_Material_.
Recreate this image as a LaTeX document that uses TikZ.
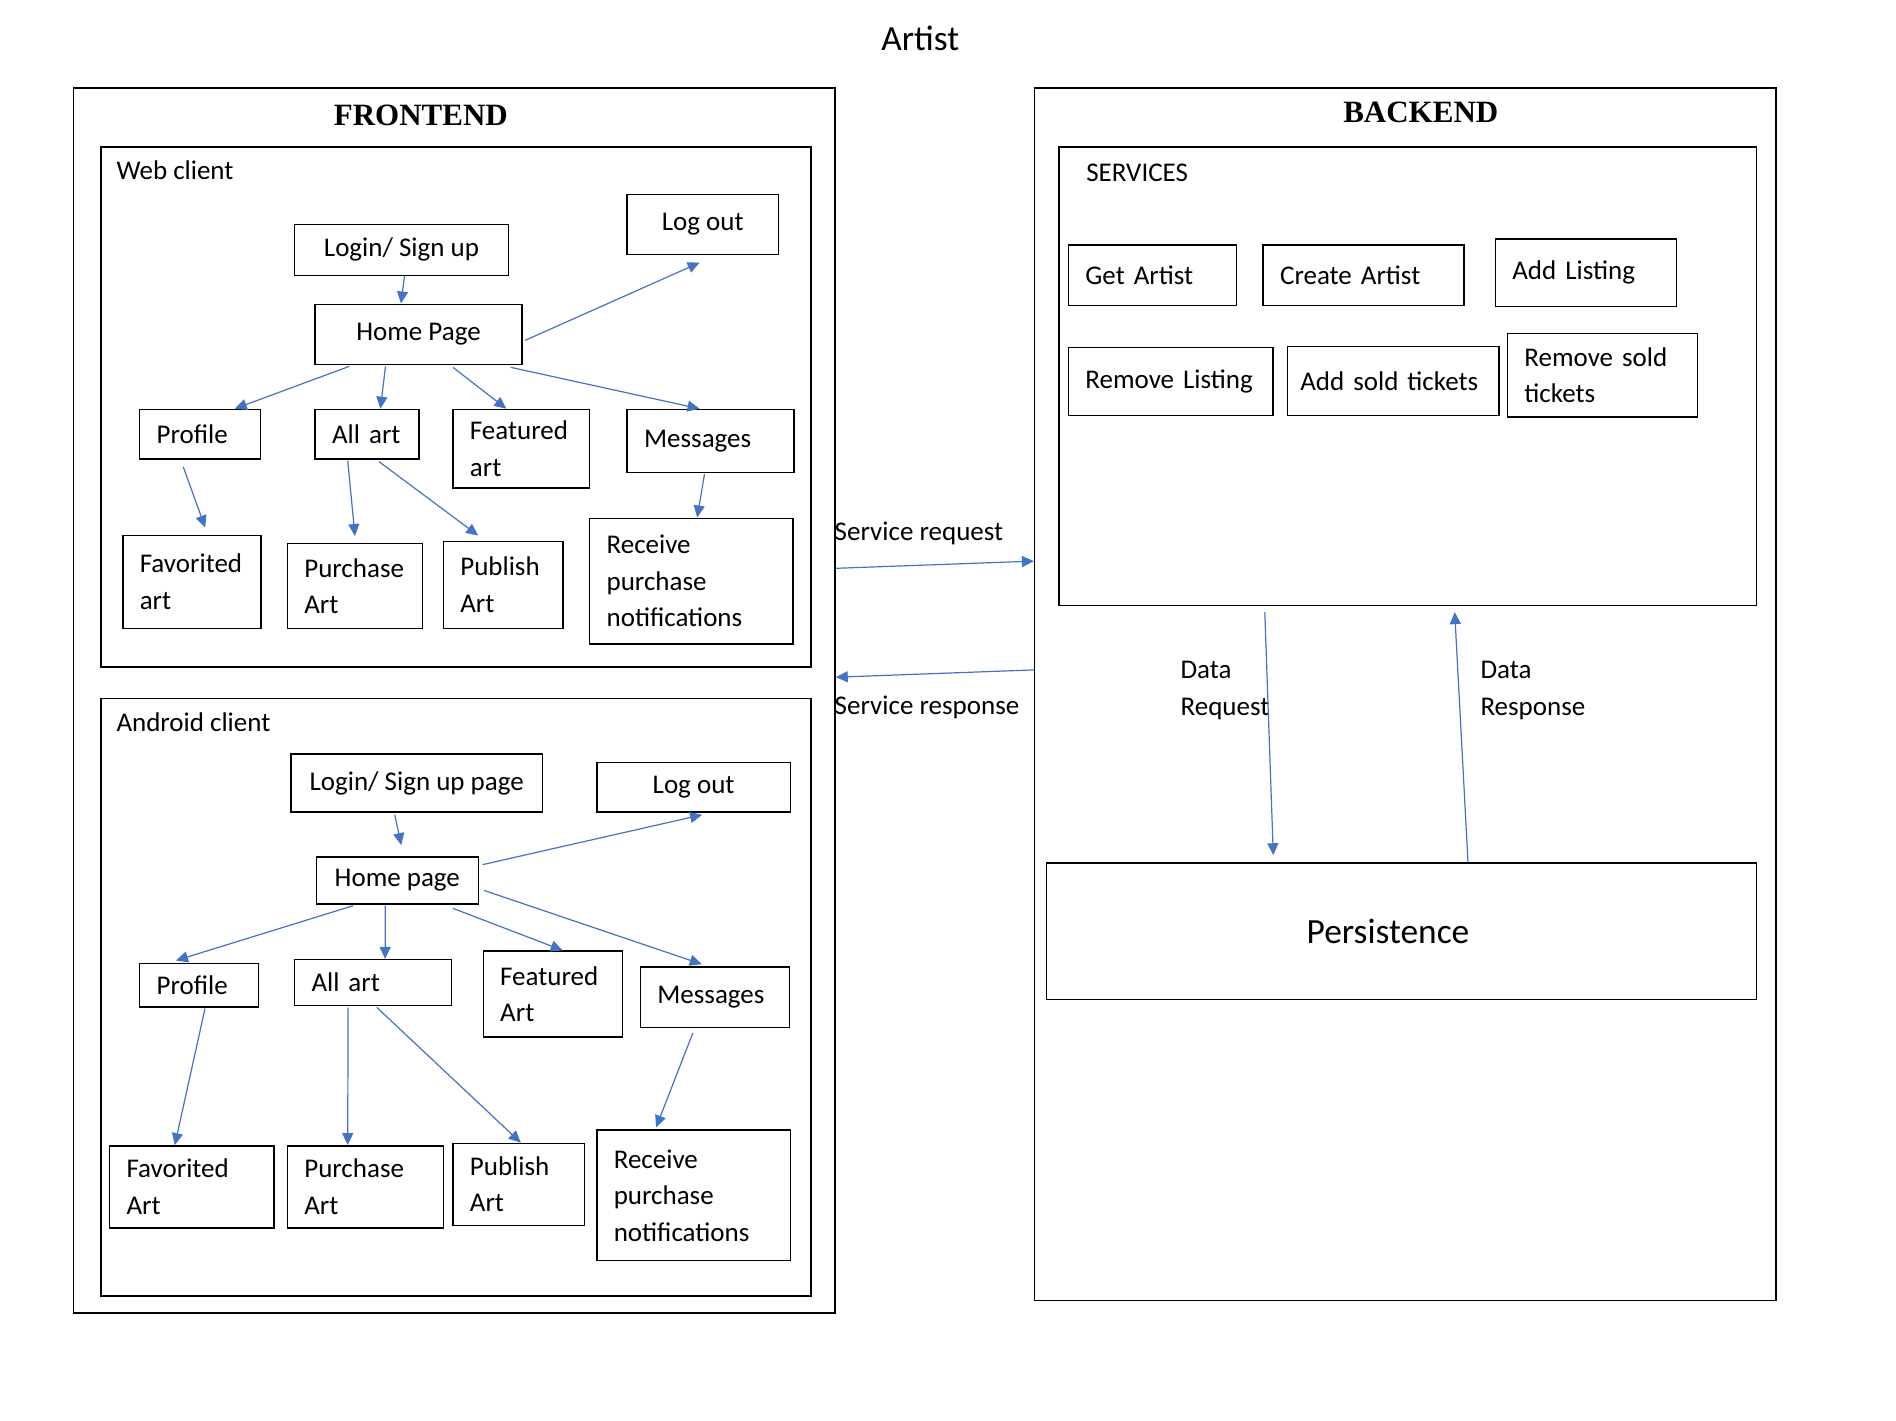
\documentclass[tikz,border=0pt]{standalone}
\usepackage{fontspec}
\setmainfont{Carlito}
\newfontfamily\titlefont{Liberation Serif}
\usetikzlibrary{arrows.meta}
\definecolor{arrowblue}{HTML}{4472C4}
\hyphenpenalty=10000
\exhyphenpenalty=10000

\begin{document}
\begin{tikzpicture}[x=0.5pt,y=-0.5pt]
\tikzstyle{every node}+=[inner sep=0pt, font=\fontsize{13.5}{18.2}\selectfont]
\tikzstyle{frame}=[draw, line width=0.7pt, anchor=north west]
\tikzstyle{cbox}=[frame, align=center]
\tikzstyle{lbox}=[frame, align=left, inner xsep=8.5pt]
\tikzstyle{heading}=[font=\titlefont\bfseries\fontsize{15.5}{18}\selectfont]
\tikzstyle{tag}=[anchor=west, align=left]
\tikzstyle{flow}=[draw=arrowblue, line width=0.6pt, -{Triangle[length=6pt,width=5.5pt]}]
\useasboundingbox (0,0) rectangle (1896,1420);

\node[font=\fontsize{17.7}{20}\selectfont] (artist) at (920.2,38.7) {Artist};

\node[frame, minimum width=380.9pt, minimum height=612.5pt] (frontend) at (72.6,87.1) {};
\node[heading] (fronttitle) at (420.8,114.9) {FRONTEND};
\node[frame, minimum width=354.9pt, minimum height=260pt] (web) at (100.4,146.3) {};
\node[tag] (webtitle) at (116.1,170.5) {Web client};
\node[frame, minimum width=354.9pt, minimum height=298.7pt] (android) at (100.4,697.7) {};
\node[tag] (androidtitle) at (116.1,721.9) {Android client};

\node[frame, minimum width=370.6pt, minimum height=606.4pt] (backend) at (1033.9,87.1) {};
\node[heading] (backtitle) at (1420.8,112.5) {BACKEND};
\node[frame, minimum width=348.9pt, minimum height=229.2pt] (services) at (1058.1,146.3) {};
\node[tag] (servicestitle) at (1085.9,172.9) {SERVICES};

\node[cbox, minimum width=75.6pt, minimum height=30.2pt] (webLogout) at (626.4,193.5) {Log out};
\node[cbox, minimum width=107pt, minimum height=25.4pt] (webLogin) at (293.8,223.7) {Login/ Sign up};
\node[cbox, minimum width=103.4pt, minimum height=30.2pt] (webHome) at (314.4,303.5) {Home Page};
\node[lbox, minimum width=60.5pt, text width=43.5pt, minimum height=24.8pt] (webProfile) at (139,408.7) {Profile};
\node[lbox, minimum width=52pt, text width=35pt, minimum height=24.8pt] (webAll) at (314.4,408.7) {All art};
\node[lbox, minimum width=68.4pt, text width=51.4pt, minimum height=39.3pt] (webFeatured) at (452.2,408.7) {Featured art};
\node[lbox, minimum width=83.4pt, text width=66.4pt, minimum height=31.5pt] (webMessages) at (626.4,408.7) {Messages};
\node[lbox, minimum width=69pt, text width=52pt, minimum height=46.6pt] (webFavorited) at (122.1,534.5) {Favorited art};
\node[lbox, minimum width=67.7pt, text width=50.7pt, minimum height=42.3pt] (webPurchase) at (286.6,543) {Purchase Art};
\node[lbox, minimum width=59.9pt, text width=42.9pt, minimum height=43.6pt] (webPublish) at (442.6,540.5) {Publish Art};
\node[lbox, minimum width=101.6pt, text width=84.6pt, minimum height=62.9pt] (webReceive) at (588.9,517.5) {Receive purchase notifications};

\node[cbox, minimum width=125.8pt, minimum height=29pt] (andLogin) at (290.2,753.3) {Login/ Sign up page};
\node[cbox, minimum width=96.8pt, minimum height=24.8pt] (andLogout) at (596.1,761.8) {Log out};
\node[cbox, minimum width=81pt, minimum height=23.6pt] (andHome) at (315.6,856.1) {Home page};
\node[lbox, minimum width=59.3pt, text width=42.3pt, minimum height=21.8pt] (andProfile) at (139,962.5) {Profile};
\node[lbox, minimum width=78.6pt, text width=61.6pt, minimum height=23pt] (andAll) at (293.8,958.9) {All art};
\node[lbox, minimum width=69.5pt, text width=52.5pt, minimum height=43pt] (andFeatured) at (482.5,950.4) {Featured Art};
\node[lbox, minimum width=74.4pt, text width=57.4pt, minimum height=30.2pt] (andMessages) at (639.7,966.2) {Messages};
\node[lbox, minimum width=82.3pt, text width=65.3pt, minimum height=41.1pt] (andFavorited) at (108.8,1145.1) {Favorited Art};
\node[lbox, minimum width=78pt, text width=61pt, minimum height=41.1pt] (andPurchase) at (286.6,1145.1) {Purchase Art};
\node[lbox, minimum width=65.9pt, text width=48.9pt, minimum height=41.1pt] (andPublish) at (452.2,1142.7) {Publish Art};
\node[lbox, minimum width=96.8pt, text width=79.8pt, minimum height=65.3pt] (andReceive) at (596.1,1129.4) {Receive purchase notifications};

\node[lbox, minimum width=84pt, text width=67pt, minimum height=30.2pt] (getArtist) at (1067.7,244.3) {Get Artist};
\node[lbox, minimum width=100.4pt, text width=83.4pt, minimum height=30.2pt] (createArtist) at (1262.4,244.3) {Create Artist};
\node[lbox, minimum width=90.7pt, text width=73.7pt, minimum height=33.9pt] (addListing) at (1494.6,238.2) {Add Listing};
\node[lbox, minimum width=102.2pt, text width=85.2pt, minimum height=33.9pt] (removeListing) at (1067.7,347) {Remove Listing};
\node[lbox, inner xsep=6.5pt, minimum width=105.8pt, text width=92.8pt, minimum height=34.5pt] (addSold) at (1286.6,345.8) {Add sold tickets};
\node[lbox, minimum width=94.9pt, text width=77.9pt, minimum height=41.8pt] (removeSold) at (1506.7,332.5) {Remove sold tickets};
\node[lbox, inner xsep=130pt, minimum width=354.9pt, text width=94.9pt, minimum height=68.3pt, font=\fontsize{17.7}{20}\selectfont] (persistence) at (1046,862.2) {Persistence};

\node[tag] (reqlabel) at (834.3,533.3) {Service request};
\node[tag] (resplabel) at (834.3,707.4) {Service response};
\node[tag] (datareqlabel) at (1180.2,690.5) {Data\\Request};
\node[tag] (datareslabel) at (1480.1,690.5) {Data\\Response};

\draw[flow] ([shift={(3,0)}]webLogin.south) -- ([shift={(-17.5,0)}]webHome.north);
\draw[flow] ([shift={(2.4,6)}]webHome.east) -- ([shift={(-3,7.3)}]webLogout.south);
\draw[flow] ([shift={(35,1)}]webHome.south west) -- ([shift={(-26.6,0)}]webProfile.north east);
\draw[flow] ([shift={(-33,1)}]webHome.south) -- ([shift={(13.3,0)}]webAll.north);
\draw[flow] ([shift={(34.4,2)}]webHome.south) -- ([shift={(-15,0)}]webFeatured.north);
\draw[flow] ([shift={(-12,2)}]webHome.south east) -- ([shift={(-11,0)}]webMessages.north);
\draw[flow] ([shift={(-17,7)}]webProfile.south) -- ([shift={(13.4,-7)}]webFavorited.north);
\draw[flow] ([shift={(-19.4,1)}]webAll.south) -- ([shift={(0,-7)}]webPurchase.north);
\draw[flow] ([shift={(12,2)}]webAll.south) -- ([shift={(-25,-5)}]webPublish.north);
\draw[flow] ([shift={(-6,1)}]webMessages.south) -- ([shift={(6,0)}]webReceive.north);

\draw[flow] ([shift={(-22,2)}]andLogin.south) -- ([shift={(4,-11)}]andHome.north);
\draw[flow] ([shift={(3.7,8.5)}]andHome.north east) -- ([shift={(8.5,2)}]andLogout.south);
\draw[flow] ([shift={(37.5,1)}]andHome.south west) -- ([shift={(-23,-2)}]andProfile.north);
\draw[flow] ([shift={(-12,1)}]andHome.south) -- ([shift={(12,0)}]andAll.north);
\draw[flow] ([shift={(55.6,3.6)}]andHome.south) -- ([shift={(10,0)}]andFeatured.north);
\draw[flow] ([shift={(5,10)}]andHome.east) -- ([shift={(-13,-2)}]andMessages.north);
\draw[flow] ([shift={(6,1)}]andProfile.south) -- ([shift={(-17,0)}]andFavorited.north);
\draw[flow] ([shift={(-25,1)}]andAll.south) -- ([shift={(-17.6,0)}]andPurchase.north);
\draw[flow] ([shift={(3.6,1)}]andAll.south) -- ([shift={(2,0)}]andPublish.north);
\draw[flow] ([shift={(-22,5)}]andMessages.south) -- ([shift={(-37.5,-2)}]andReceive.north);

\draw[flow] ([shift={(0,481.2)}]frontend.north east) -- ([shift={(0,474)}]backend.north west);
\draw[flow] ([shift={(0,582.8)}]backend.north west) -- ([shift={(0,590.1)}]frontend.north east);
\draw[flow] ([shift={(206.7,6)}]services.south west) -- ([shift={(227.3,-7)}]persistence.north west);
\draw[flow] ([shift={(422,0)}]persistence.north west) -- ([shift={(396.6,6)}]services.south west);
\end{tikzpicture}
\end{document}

_What is expected_. Leave the pictures out and please restate exactly the lines running from the start of the material through the one with "(servicestitle) at (1085.9,172.9)".

_Expected answer_.
Recreate this image as a LaTeX document that uses TikZ.
\documentclass[tikz,border=0pt]{standalone}
\usepackage{fontspec}
\setmainfont{Carlito}
\newfontfamily\titlefont{Liberation Serif}
\usetikzlibrary{arrows.meta}
\definecolor{arrowblue}{HTML}{4472C4}
\hyphenpenalty=10000
\exhyphenpenalty=10000

\begin{document}
\begin{tikzpicture}[x=0.5pt,y=-0.5pt]
\tikzstyle{every node}+=[inner sep=0pt, font=\fontsize{13.5}{18.2}\selectfont]
\tikzstyle{frame}=[draw, line width=0.7pt, anchor=north west]
\tikzstyle{cbox}=[frame, align=center]
\tikzstyle{lbox}=[frame, align=left, inner xsep=8.5pt]
\tikzstyle{heading}=[font=\titlefont\bfseries\fontsize{15.5}{18}\selectfont]
\tikzstyle{tag}=[anchor=west, align=left]
\tikzstyle{flow}=[draw=arrowblue, line width=0.6pt, -{Triangle[length=6pt,width=5.5pt]}]
\useasboundingbox (0,0) rectangle (1896,1420);

\node[font=\fontsize{17.7}{20}\selectfont] (artist) at (920.2,38.7) {Artist};

\node[frame, minimum width=380.9pt, minimum height=612.5pt] (frontend) at (72.6,87.1) {};
\node[heading] (fronttitle) at (420.8,114.9) {FRONTEND};
\node[frame, minimum width=354.9pt, minimum height=260pt] (web) at (100.4,146.3) {};
\node[tag] (webtitle) at (116.1,170.5) {Web client};
\node[frame, minimum width=354.9pt, minimum height=298.7pt] (android) at (100.4,697.7) {};
\node[tag] (androidtitle) at (116.1,721.9) {Android client};

\node[frame, minimum width=370.6pt, minimum height=606.4pt] (backend) at (1033.9,87.1) {};
\node[heading] (backtitle) at (1420.8,112.5) {BACKEND};
\node[frame, minimum width=348.9pt, minimum height=229.2pt] (services) at (1058.1,146.3) {};
\node[tag] (servicestitle) at (1085.9,172.9) {SERVICES};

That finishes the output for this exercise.